The Road + Children Of Men = The Book Of Eli
A Western in all but period, The Book Of Eli is both a welcome return for filmmaking twins Albert and Allen Hughes after the intriguing disappointment that was From Hell and further proof that when it comes to acting badass Denzel Washington is head and shoulders above the rest. This isn't a great film — we'd be talking three out of five if we were talking stars — but it has much to admire, not least Don Burgess' bleached/ash-coloured digital cinematography, Denzel's samurai-esque man-on-a-mission, Michael Gambon and Frances De La Tour as an eccentric elderly cannibal couple, and the Hughes' classical approach to filming action, favouring widescreen composition and long takes rather than cutting like crazy. It's a film that wears its influences — Mad Max, Sergio Leone, Kurosawa, Fahrenheit 451 — without shame — witness, too, a poster for A Boy And His Dog plastered to a wall — although I wish someone would cast Gary Oldman as something other than a scene-chewing baddie, as entertainingly malevolent as he is.

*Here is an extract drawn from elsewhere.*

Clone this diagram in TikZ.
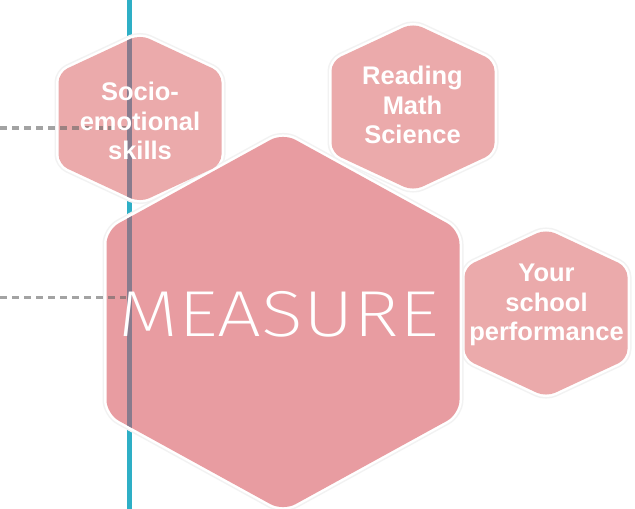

Ultimately, though, The Book Of Eli doesn't add that much new to the post-apocalyptic movie landscape — other than an exhilarating "one" take action sequence straight out of Children of Men — and arguably suffers in comparison to John Hillcoat's recent adaptation of Cormac McCarthy's novel The Road which it somewhat resembles. Less depressing, though.
2 comments:
I'd add Unforgiven to that equation.
And I'd have to agree with you Bill.